27.   If the Agreement is terminated, SP will complete the administration to the end of the 6 months notice period upon receipt of outstanding charges. In the event of the Agreement being terminated other than by SP or SP’s agents, SP or SP’s agents shall be entitled to the balance of charges in accordance with clause 26.

28.   SP or SP’s agents may terminate this Service Agreement if:

a) SC is in material breach of this agreement and in particular clause 3 by giving 90 days notice specifying the breach and requiring its remedy if capable of being remedied and this Service Agreement shall be deemed terminated if SC fails to remedy the said breach; or

b) SC alters the strategy such that the savings are reduced by more than 20% unless such alteration is recommended by SP; or

c) the default is a fundamental breach of the Service Agreement.

In the event of termination under this clause, SP shall be entitled to damages equivalent to the higher of fees charged during the first six months of the scheme or the fees charged during the most recent six months.

29.   SC may terminate the Service Agreement by written notice to SP with immediate effect if any Service Provider commits a Default and if:

a) the Service Provider in question has not remedied the Default within 30 days, or such other period as may be agreed between SC and the Service Provider in default, after issue of a written notice specifying the Default and requesting it to be remedied if capable of being remedied; and

b) the default is a fundamental breach of the Service Agreement.

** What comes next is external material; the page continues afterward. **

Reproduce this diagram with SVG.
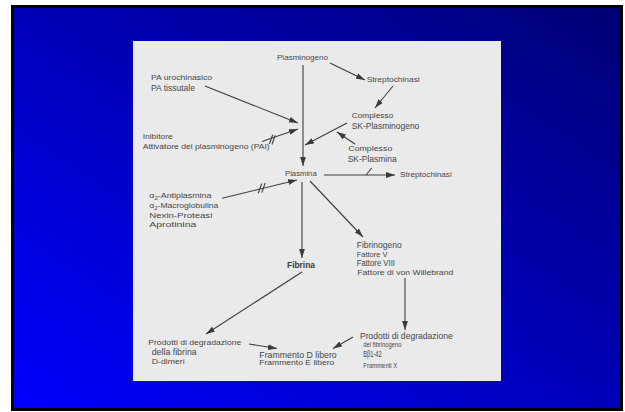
<svg xmlns="http://www.w3.org/2000/svg" width="625" height="412" viewBox="0 0 625 412">
<defs>
<linearGradient id="bg" x1="0" y1="1" x2="1" y2="0">
<stop offset="0" stop-color="#0000ff"/>
<stop offset="1" stop-color="#000074"/>
</linearGradient>
<marker id="ah" markerUnits="userSpaceOnUse" markerWidth="10" markerHeight="7" refX="9" refY="3.5" orient="auto">
<path d="M0,0.6 L9,3.5 L0,6.4 z" fill="#3a3a3a"/>
</marker>
<style>
text{font-family:"Liberation Sans",Arial,sans-serif;fill:#464646}
.s{font-size:6.6px}
.m{font-size:7.4px}
.l{font-size:8.6px}
.b{font-size:8.8px;font-weight:bold;fill:#383838}
.c line,.c path{stroke:#3e3e3e;stroke-width:1.1;fill:none}
.c .a{marker-end:url(#ah)}
</style>
</defs>
<rect x="0" y="0" width="625" height="412" fill="#ffffff"/>
<rect x="12.5" y="6.5" width="609" height="403" fill="url(#bg)" stroke="#000" stroke-width="3"/>
<rect x="133" y="41" width="368" height="340" fill="#eaeaea"/>

<g class="c" id="connectors">
<line class="a" x1="303" y1="65" x2="303" y2="166"/>
<line class="a" x1="330" y1="63" x2="365" y2="80"/>
<line class="a" x1="393" y1="86" x2="375" y2="108"/>
<line class="a" x1="205" y1="86" x2="298" y2="123"/>
<line class="a" x1="262" y1="141.5" x2="298" y2="129"/>
<line x1="269.3" y1="144" x2="272.7" y2="134.7"/>
<line x1="272" y1="144.5" x2="275.3" y2="135.2"/>
<line class="a" x1="347" y1="123" x2="305" y2="145"/>
<line class="a" x1="355" y1="144" x2="337" y2="132"/>
<line class="a" x1="324" y1="175" x2="395" y2="175"/>
<line x1="366" y1="175" x2="371.7" y2="168"/>
<line class="a" x1="222" y1="198.3" x2="297" y2="180"/>
<line x1="258.3" y1="193.3" x2="261.7" y2="183.6"/>
<line x1="261.8" y1="192.6" x2="265.2" y2="182.9"/>
<line class="a" x1="302" y1="182" x2="302" y2="258"/>
<line class="a" x1="310" y1="181" x2="363" y2="237"/>
<line class="a" x1="302" y1="272" x2="206" y2="334"/>
<line class="a" x1="249" y1="344" x2="277" y2="348.5"/>
<line class="a" x1="405" y1="278" x2="405" y2="330"/>
<line class="a" x1="353" y1="337" x2="333" y2="348.5"/>
</g>

<g id="plasminogeno"><text class="m" x="277" y="59.5" textLength="51" lengthAdjust="spacingAndGlyphs">Plasminogeno</text></g>
<g id="streptochinasi1"><text class="m" x="366.7" y="81.7" textLength="53" lengthAdjust="spacingAndGlyphs">Streptochinasi</text></g>
<g id="pa">
<text class="m" x="151" y="80.3" textLength="61" lengthAdjust="spacingAndGlyphs">PA urochinasico</text>
<text class="l" x="151" y="91" textLength="44" lengthAdjust="spacingAndGlyphs">PA tissutale</text>
</g>
<g id="pai">
<text class="m" x="142.7" y="139" textLength="30" lengthAdjust="spacingAndGlyphs">Inibitore</text>
<text class="s" x="142.7" y="149" textLength="127" lengthAdjust="spacingAndGlyphs">Attivatore del plasminogeno (PAI)</text>
</g>
<g id="sk-plasminogeno">
<text class="m" x="351.7" y="117.5" textLength="41.6" lengthAdjust="spacingAndGlyphs">Complesso</text>
<text class="l" x="351.7" y="129" textLength="67.6" lengthAdjust="spacingAndGlyphs">SK-Plasminogeno</text>
</g>
<g id="sk-plasmina">
<text class="s" x="348.3" y="150.7" textLength="44" lengthAdjust="spacingAndGlyphs">Complesso</text>
<text class="l" x="347.7" y="162" textLength="49" lengthAdjust="spacingAndGlyphs">SK-Plasmina</text>
</g>
<g id="plasmina"><text class="m" x="285" y="175.5" textLength="31.7" lengthAdjust="spacingAndGlyphs">Plasmina</text></g>
<g id="streptochinasi2"><text class="m" x="400" y="176.5" textLength="51.7" lengthAdjust="spacingAndGlyphs">Streptochinasi</text></g>
<g id="inibitori">
<text class="s" x="149.3" y="198" textLength="62" lengthAdjust="spacingAndGlyphs">α<tspan font-size="4.6" dy="1.5">2</tspan><tspan dy="-1.5">-Antiplasmina</tspan></text>
<text class="s" x="149.3" y="208" textLength="69" lengthAdjust="spacingAndGlyphs">α<tspan font-size="4.6" dy="1.5">2</tspan><tspan dy="-1.5">-Macroglobulina</tspan></text>
<text class="s" x="149.3" y="218" textLength="63" lengthAdjust="spacingAndGlyphs">Nexin-Proteasi</text>
<text class="s" x="149.3" y="227" textLength="47" lengthAdjust="spacingAndGlyphs">Aprotinina</text>
</g>
<g id="fibrina"><text class="b" x="287" y="268" textLength="28" lengthAdjust="spacingAndGlyphs">Fibrina</text></g>
<g id="fibrinogeno">
<text class="l" x="356.7" y="247.5" textLength="45" lengthAdjust="spacingAndGlyphs">Fibrinogeno</text>
<text class="s" x="356.7" y="256.5" textLength="30.7" lengthAdjust="spacingAndGlyphs">Fattore V</text>
<text class="l" x="356.7" y="266" textLength="38.3" lengthAdjust="spacingAndGlyphs">Fattore VIII</text>
<text class="s" x="357.3" y="275" textLength="96" lengthAdjust="spacingAndGlyphs">Fattore di von Willebrand</text>
</g>
<g id="pdf-fibrina">
<text class="s" x="148.3" y="344.5" textLength="93" lengthAdjust="spacingAndGlyphs">Prodotti di degradazione</text>
<text class="l" x="151.7" y="354.7" textLength="45" lengthAdjust="spacingAndGlyphs">della fibrina</text>
<text class="s" x="151.7" y="363.5" textLength="33" lengthAdjust="spacingAndGlyphs">D-dimeri</text>
</g>
<g id="frammenti">
<text class="l" x="259.3" y="357.5" textLength="77.4" lengthAdjust="spacingAndGlyphs">Frammento D libero</text>
<text class="s" x="259.3" y="365" textLength="75" lengthAdjust="spacingAndGlyphs">Frammento E libero</text>
</g>
<g id="pdf-fibrinogeno">
<text class="l" x="360" y="339" textLength="92.7" lengthAdjust="spacingAndGlyphs">Prodotti di degradazione</text>
<text class="s" x="363.3" y="347" textLength="38.3" lengthAdjust="spacingAndGlyphs">del fibrinogeno</text>
<text class="l" x="363.3" y="357" textLength="18.3" lengthAdjust="spacingAndGlyphs">Bβ1-42</text>
<text class="s" x="363.3" y="367.5" textLength="34" lengthAdjust="spacingAndGlyphs">Frammenti X</text>
</g>
</svg>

30.   Termination under clauses 28 and/or 29 is without prejudice to any parties’ rights or remedies under the Service Agreement and a failure to exercise such rights or remedies upon termination shall not amount to a waiver of such rights or remedies

Cooling off period

31.   For 30 days after the signing of this agreement either party may withdraw. All monies paid by SC will be repayable and SP or SP’s agents will no longer be under any obligation to provide services.

Jurisdiction and Applicable Law

32.   English Law and the exclusive Court jurisdiction of the English Courts will apply to this Agreement.